Could I write something that stirred up a Great Idea? That suggested an answer to a Great Question? That could change the reader into someone he/she hadn’t been before reading my work?
Graduation approached. I asked one of my professors – one I respected a lot – if I had enough talent to pursue writing as a career. He told me that I could write well enough, but as yet had nothing to say. He recommended waiting a few years. I knew perfectly well that my understanding of life wasn’t sufficient. But I spent half a year trying to prove him wrong. I didn’t particularly like slick ladies’ magazines, but they were the one of the places that published short stories. I couldn’t hope to complete with Salinger in the New Yorker, and my fellow creative writing majors and I scorned Pearl Buck for publishing in the Ladies Home Journal. (I cringe to remember this!) But I figured none of the other Creative Writing majors would know, so I tried writing and submitting short stories to the Journal and other women’s magazines that published fiction. They were unimpressed.
So I turned to the world I’d discovered – the world of ideas, and did post graduate work in philosophy, which, as it turns out, I was very good at. Gotta love that Socrates!

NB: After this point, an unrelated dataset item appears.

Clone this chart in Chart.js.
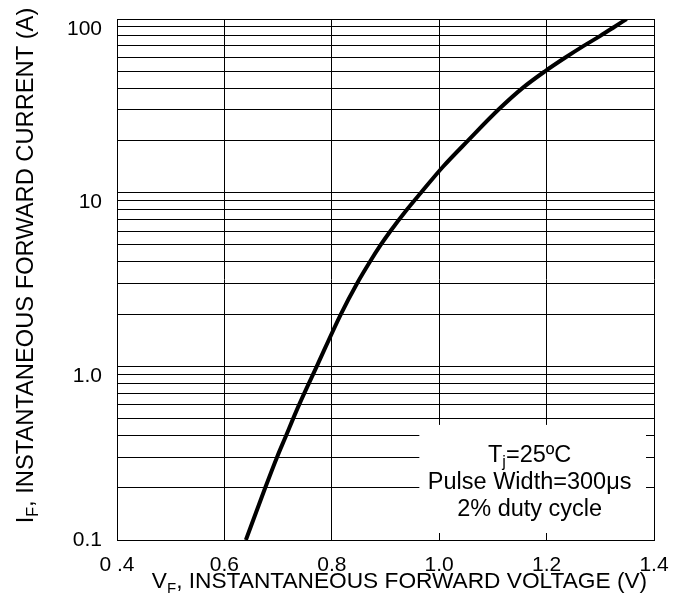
<!DOCTYPE html>
<html>
<head>
<meta charset="utf-8">
<script src="https://cdn.jsdelivr.net/npm/chart.js@4.4.1/dist/chart.umd.min.js"></script>
<style>
  html, body { margin: 0; padding: 0; background: #fff; }
  #wrap { width: 682px; height: 606px; position: relative; }
</style>
</head>
<body>
<div id="wrap"><canvas id="c"></canvas></div>
<script>
// ---- data ----
const forwardVoltage = [0.640, 0.676, 0.698, 0.715, 0.728, 0.739, 0.772, 0.817, 0.847, 0.871, 0.891, 0.909, 0.940, 0.966, 1.007, 1.054, 1.110, 1.155, 1.197, 1.235, 1.269, 1.300, 1.326, 1.349];
const forwardCurrent = [0.1, 0.2, 0.3, 0.4, 0.5, 0.6, 1.0, 2, 3, 4, 5, 6, 8, 10, 14.1, 20, 30, 40, 50, 60, 70, 80, 90, 100];

const xTickValues = [0.4, 0.6, 0.8, 1.0, 1.2, 1.4];
const xTickLabels = ['0 .4', '0.6', '0.8', '1.0', '1.2', '1.4'];

const yGridValues = [0.1, 0.2, 0.3, 0.4, 0.5, 0.6, 0.7, 0.8, 0.9,
                     1, 2, 3, 4, 5, 6, 7, 8, 9,
                     10, 20, 30, 40, 50, 60, 70, 80, 90, 100];
const yTickValues = [0.1, 1, 10, 100];
const yTickLabels = ['0.1', '1.0', '10', '100'];

const xTitle = ['V', 'F', ', INSTANTANEOUS FORWARD VOLTAGE (V)'];
const yTitle = ['I', 'F', ', INSTANTANEOUS FORWARD CURRENT (A)'];
const noteLines = [['T', 'j', '=25ºC'], ['Pulse Width=300μs', '', ''], ['2% duty cycle', '', '']];

const FONT = '"Liberation Sans", Arial, sans-serif';

function drawSub(ctx, parts, cx, baseline, size) {
  const subSize = Math.round(size * 0.68);
  ctx.font = size + 'px ' + FONT;
  const w0 = ctx.measureText(parts[0]).width;
  const w2 = ctx.measureText(parts[2]).width;
  ctx.font = subSize + 'px ' + FONT;
  const w1 = parts[1] ? ctx.measureText(parts[1]).width : 0;
  let x = cx - (w0 + w1 + w2) / 2;
  ctx.textAlign = 'left';
  ctx.textBaseline = 'alphabetic';
  ctx.font = size + 'px ' + FONT;
  ctx.fillText(parts[0], x, baseline); x += w0;
  if (parts[1]) {
    ctx.font = subSize + 'px ' + FONT;
    ctx.fillText(parts[1], x, baseline + size * 0.22); x += w1;
  }
  ctx.font = size + 'px ' + FONT;
  ctx.fillText(parts[2], x, baseline);
}

const decorPlugin = {
  id: 'decor',
  beforeDatasetsDraw(chart) {
    const { ctx, chartArea, scales } = chart;
    const x0 = scales.x.getPixelForValue(0.963);
    const x1 = chartArea.right - 8;
    const y0 = scales.y.getPixelForValue(0.46);
    const y1 = chartArea.bottom - 7;
    ctx.save();
    ctx.fillStyle = '#fff';
    ctx.fillRect(x0, y0, x1 - x0, y1 - y0);
    ctx.restore();
    chart.$noteBox = { x0, x1, y0, y1 };
  },
  afterDraw(chart) {
    const { ctx, chartArea, scales } = chart;
    ctx.save();
    ctx.fillStyle = '#000';
    // y tick labels
    ctx.font = '21px ' + FONT;
    ctx.textAlign = 'right';
    ctx.textBaseline = 'middle';
    yTickValues.forEach((v, i) => {
      const py = scales.y.getPixelForValue(v) + (i === 0 ? 0 : 10);
      ctx.fillText(yTickLabels[i], chartArea.left - 15, py);
    });
    // x title
    drawSub(ctx, xTitle, (chartArea.left + chartArea.right) / 2 + 14, 588, 22.7);
    // y title
    ctx.save();
    ctx.translate(33, (chartArea.top + chartArea.bottom) / 2 - 14);
    ctx.rotate(-Math.PI / 2);
    drawSub(ctx, yTitle, 0, 0, 23.7);
    ctx.restore();
    // note
    const b = chart.$noteBox;
    const cx = (b.x0 + b.x1) / 2 - 3;
    noteLines.forEach((ln, i) => {
      drawSub(ctx, ln, cx, b.y0 + 37 + i * 27, 23.5);
    });
    ctx.restore();
  }
};

new Chart(document.getElementById('c'), {
  type: 'line',
  data: {
    datasets: [{
      data: forwardVoltage.map((v, i) => ({ x: v, y: forwardCurrent[i] })),
      borderColor: '#000',
      borderWidth: 4,
      pointRadius: 0,
      fill: false,
      cubicInterpolationMode: 'monotone'
    }]
  },
  plugins: [decorPlugin],
  options: {
    responsive: true,
    maintainAspectRatio: false,
    animation: false,
    events: [],
    layout: { padding: { top: 19, right: 28, left: 0, bottom: 0 } },
    plugins: { legend: { display: false }, tooltip: { enabled: false } },
    scales: {
      x: {
        type: 'linear',
        min: 0.4, max: 1.4,
        afterBuildTicks: (s) => { s.ticks = xTickValues.map(v => ({ value: v })); },
        afterFit: (s) => { s.height = 66; },
        grid: { color: '#000', lineWidth: 1, drawTicks: false },
        border: { display: true, color: '#000', width: 1 },
        ticks: {
          color: '#000',
          font: { family: FONT, size: 21 },
          padding: 13,
          maxRotation: 0,
          autoSkip: false,
          callback: (v, i) => xTickLabels[i]
        }
      },
      y: {
        type: 'logarithmic',
        min: 0.1, max: 100,
        afterBuildTicks: (s) => { s.ticks = yGridValues.map(v => ({ value: v })); },
        afterFit: (s) => { s.width = 117; },
        grid: { color: '#000', lineWidth: 1, drawTicks: false },
        border: { display: true, color: '#000', width: 1 },
        ticks: { display: false }
      }
    }
  }
});
</script>
</body>
</html>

I worked part-time at a nearby library, too, which reminds me that it’s always possible that even the least detail can work to your advantage. My job was at Haverford College, a Quaker college, and I learned a lot about Quakers by default – and used what I’d found to give the character of Elizabeth Warden (This the House) an individuality quite different from most women in the late 1700’s. Or at any other time, for that matter.
I should make mention of Potts’ Plots, too, a detail that turned out to be quite valuable. We Creative Writing majors didn’t just write short stories. We did journalism and poetry and playwriting. Now that was fun! Professor Potts was the teacher, a benign older gentleman who was willing to lend a hand to students in the new major. Of course we dubbed it “Potts’ Plots” and found that we were awful at writing plays. Yet it was instructive, and I recommend all aspiring writers of give it a try because your characters can let the audience know how they are reacting to whatever crisis is at hand only by their actions and tone of voice (which you need to include in the directions). Likewise, they move around according to those directions, and as the author, you’re watching their every move to see if it makes sense. A very important part of writing is that you don’t tell the reader what the character thinks, you communicate it by gestures, actions, and dialogue. It makes for a much stronger style. So Professor Potts actually contributed a lot to my “skill set”.
Meanwhile, having failed as a writer, being too young to be a philosopher, I slogged along at the library until the summer I went windjamming on Nantucket Sound.